Work to complete:
Answer with the number of lines in the listing below that contain the word "seaborn", and nothing else.

(Source code of charts)
# # # # #
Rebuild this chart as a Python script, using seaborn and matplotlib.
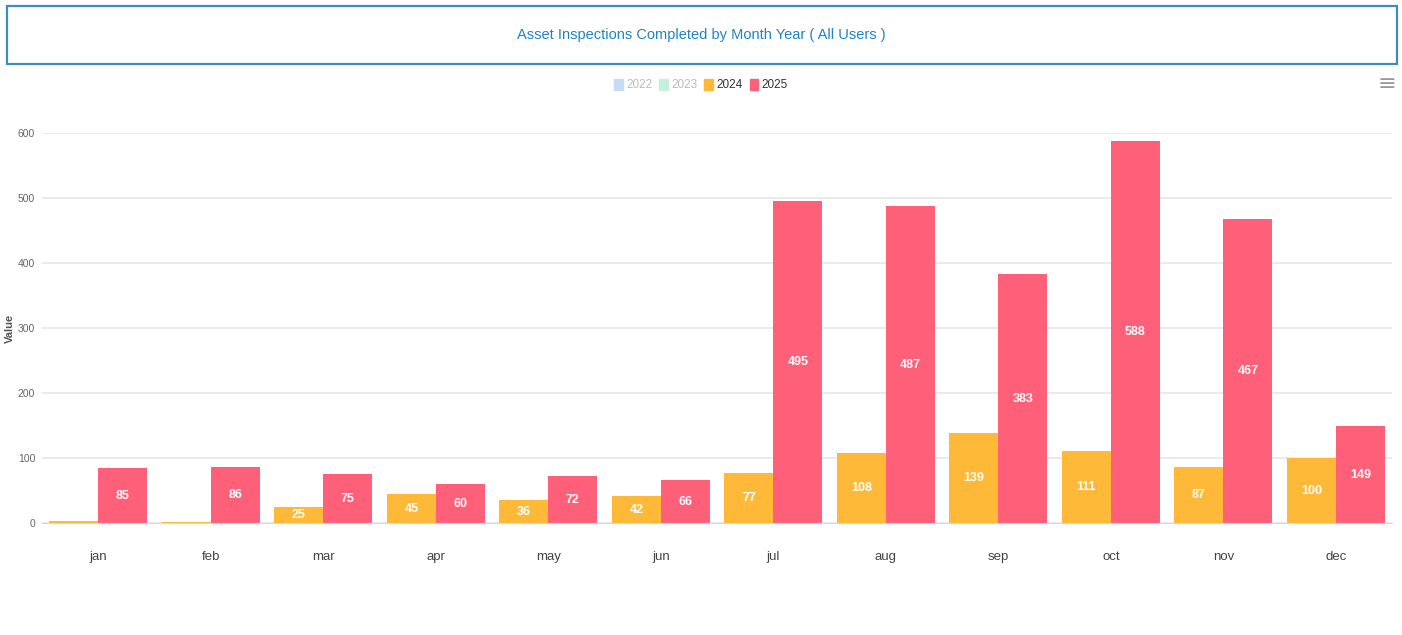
import matplotlib
matplotlib.use("Agg")
import matplotlib.pyplot as plt
import matplotlib.patches as mpatches
import seaborn as sns
import pandas as pd

# chart data
months = ["jan", "feb", "mar", "apr", "may", "jun", "jul", "aug", "sep", "oct", "nov", "dec"]
years = ["2022", "2023", "2024", "2025"]
visible_years = ["2024", "2025"]
values_2024 = [3, 2, 25, 45, 36, 42, 77, 108, 139, 111, 87, 100]
values_2025 = [85, 86, 75, 60, 72, 66, 495, 487, 383, 588, 467, 149]
year_colors = {"2022": "#c5dcf3", "2023": "#c6efdf", "2024": "#ffb938", "2025": "#ff6079"}
yticks = [0, 100, 200, 300, 400, 500, 600]

title = "Asset Inspections Completed by Month Year ( All Users )"
narrow = ["Liberation Sans Narrow", "Liberation Sans", "DejaVu Sans"]


def main():
    sns.set_style("white")
    plt.rcParams["font.family"] = narrow

    df = pd.DataFrame({
        "month": months * 2,
        "year": ["2024"] * len(months) + ["2025"] * len(months),
        "value": values_2024 + values_2025,
    })

    fig = plt.figure(figsize=(14.02, 6.35), dpi=100)
    ax = fig.add_axes([0.030, 0.176, 0.963, 0.615])

    sns.barplot(data=df, x="month", y="value", hue="year", hue_order=visible_years,
                order=months, palette=year_colors, width=0.87, saturation=1,
                edgecolor="none", legend=False, ax=ax)

    # data labels in the middle of each bar
    for cont in ax.containers:
        for bar in cont:
            h = bar.get_height()
            if h < 10:
                continue
            ax.text(bar.get_x() + bar.get_width() / 2, h / 2, f"{int(h)}",
                    ha="center", va="center", color="white", fontsize=9,
                    fontweight="bold")

    ax.set_ylim(0, 600)
    ax.set_xlim(-0.5, len(months) - 0.5)
    ax.set_yticks(yticks)
    ax.set_yticklabels([str(t) for t in yticks], color="#666666", fontsize=7.5)
    ax.set_xlabel("")
    ax.set_ylabel("Value", fontsize=8, fontweight="bold", color="#555555")
    ax.yaxis.set_label_coords(-0.02, 0.5)
    ax.yaxis.grid(True, color="#e6e6e6", linewidth=1.2)
    ax.set_axisbelow(True)
    for side in ["top", "right", "left"]:
        ax.spines[side].set_visible(False)
    ax.spines["bottom"].set_color("#d8d8e0")
    ax.tick_params(axis="y", length=0, pad=5)
    ax.tick_params(axis="x", length=0, pad=20, labelsize=9.5, labelcolor="#444444")

    # tick marks between categories
    ax.set_xticks([i + 0.5 for i in range(-1, len(months))], minor=True)
    ax.tick_params(axis="x", which="minor", length=8, color="#d8d8e0")

    # title box
    fig.add_artist(mpatches.Rectangle((7 / 1402, 1 - 64 / 635), 1390 / 1402, 58 / 635,
                                      transform=fig.transFigure, fill=False,
                                      edgecolor="#3c8dbc", linewidth=1.6))
    fig.text(0.5, 1 - 35 / 635, title, ha="center", va="center", color="#1f84c4",
             fontsize=10.5)

    # legend
    handles = [mpatches.Patch(color=year_colors[y], label=y) for y in years]
    leg = fig.legend(handles=handles, loc="center", bbox_to_anchor=(0.5, 1 - 85 / 635),
                     ncol=4, frameon=False, handlelength=0.7,
                     handleheight=1.1, handletextpad=0.3, columnspacing=0.6,
                     prop={"family": narrow, "size": 8.5})
    for txt, y in zip(leg.get_texts(), years):
        txt.set_color("#333333" if y in visible_years else "#bbbbbb")

    # menu icon
    fig.text(1387 / 1402, 1 - 84 / 635, "\u2261", ha="center", va="center",
             color="#999999", fontsize=16, family=["DejaVu Sans"])

    fig.savefig("out.png", dpi=100)
    plt.close(fig)


if __name__ == "__main__":
    main()
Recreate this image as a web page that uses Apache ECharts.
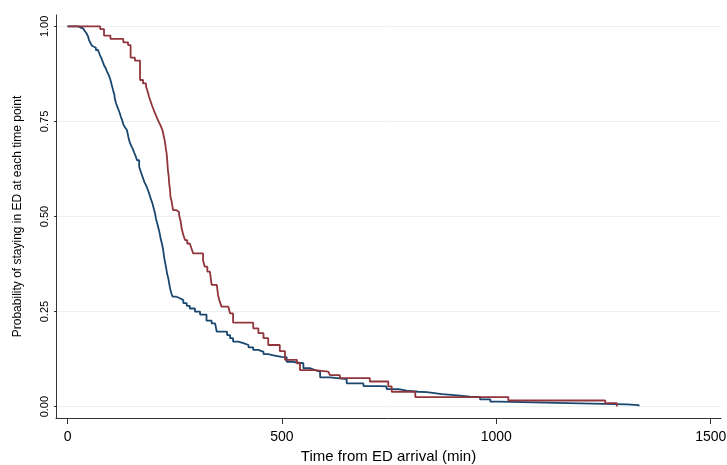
# # # # #
Response to the exercise:
2